We currently support only one GPU at the time, but we automatically scale the maximum number of threads per block to the maximum allowed by the current GPU by reading the DeviceContext.device_info.max_thread_block_size
field and allocating as many threads per block as necessary.
I validated the GPU implementation by comparing its effect on quantum states with the CPU version, which was verified against McGuffin et al.'s paper and another simulator, PennyLane. Benchmarks comparing CPU and GPU performance show significant speedups with GPUs starting at 12 qubits, as shown in the plot below. The GPU implementation using a NVIDIA H100 achieves 100x faster executions for 18 qubits and above compared to the CPU implementation. This is due to the high independence of state vector elements, allowing one GPU thread per new element. The number of elements in the state vector scales as 2^num_qubits, as does the total number of GPU threads in the GPU grid.
We use only two state vector buffers to store the quantum states during execution of the circuit, storing the current and next quantum states and swapping their roles after each operation. This ensures all GPU data is initialized at circuit declaration, enabling immediate computation of quantum gate operations one after another on the GPU. However, this initialization contributes to slower performance with a low number of qubits.
During GPU development, I encountered bugs in Mojo, notably one involving List
variables defined as aliases, which Austin Doolittle helped resolve by defining the List
as an actual variable instead.
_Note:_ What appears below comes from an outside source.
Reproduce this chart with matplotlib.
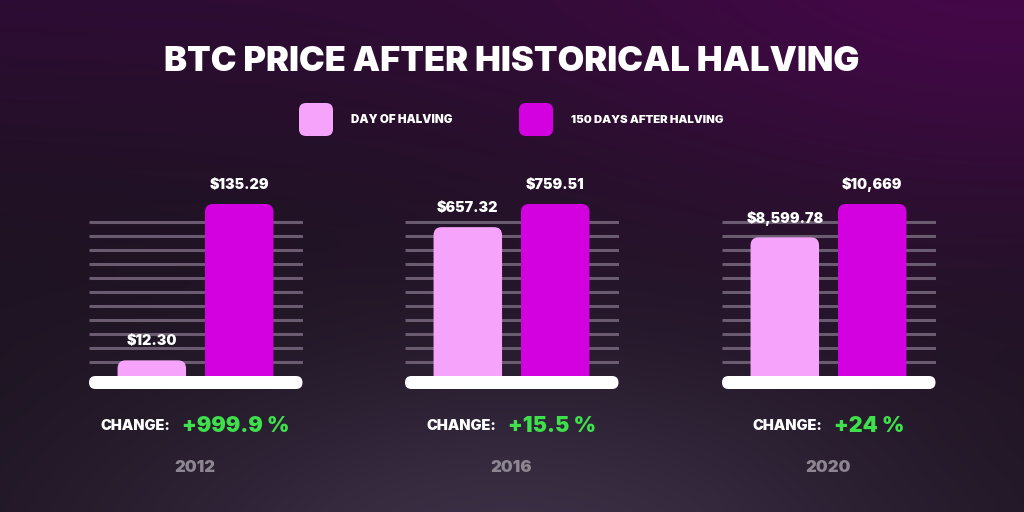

I plan to report these bugs after the hackathon.
More Details
The pixi.toml
file in the GitHub repository makes heavy use of caching for task results, and it was a pleasure to work with pixi
during development. I created a Makefile
to map my make
commands to pixi run
for convenience, as it’s easier to type.
My time during the hackathon was spent as follows (not by design, but reflecting the challenges encountered, given my starting point of a CPU implementation and limited GPU experience):
-
65%: Setting up buffers and tensors, including their layout and mapping CPU data to GPU data, converting arguments to parameters, and making use of aliases for compile time declarations.
-
10%: Debugging runtime bugs with unclear error messages, such as this issue.
-
10%: Implementing the GPU kernel for
qubit_wise_multiply()
. Mojo made this remarkably straightforward, though the kernel has room for optimization. The real challenge was setting up the surrounding infrastructure. I regret not having time to implement GPU support for the other low-level functionsqubit_wise_multiply_multiqubits()
,apply_swap()
, andpartial_trace()
, but these should be feasible with similar effort. -
10%: Creating tests, benchmarks, plot generation scripts.
-
5%: Miscellaneous tasks.
What’s Next?
This project marks the beginning of GPU support for QLabs, with more features to be implemented. QLabs aims to provide an accessible approach to quantum circuit simulation for those curious about diving deeper into quantum computing. Compared to McGuffin et al.'s JavaScript implementation, QLabs offers a Pythonic syntax and adds GPU support, providing a accessible approach for learners.
While efficient, the simulator lacks some functionality. Once more features are added for CPU and GPU, I plan to benchmark it against other quantum circuit simulators for a fairer comparison. In the future, integrating Mojo/MAX with open-source simulators like PennyLane, which already supports NumPy, JAX-JIT, PyTorch, and TensorFlow, would be interesting. However, given my lack of GPU programming experience before the hackathon, this was too ambitious for this event.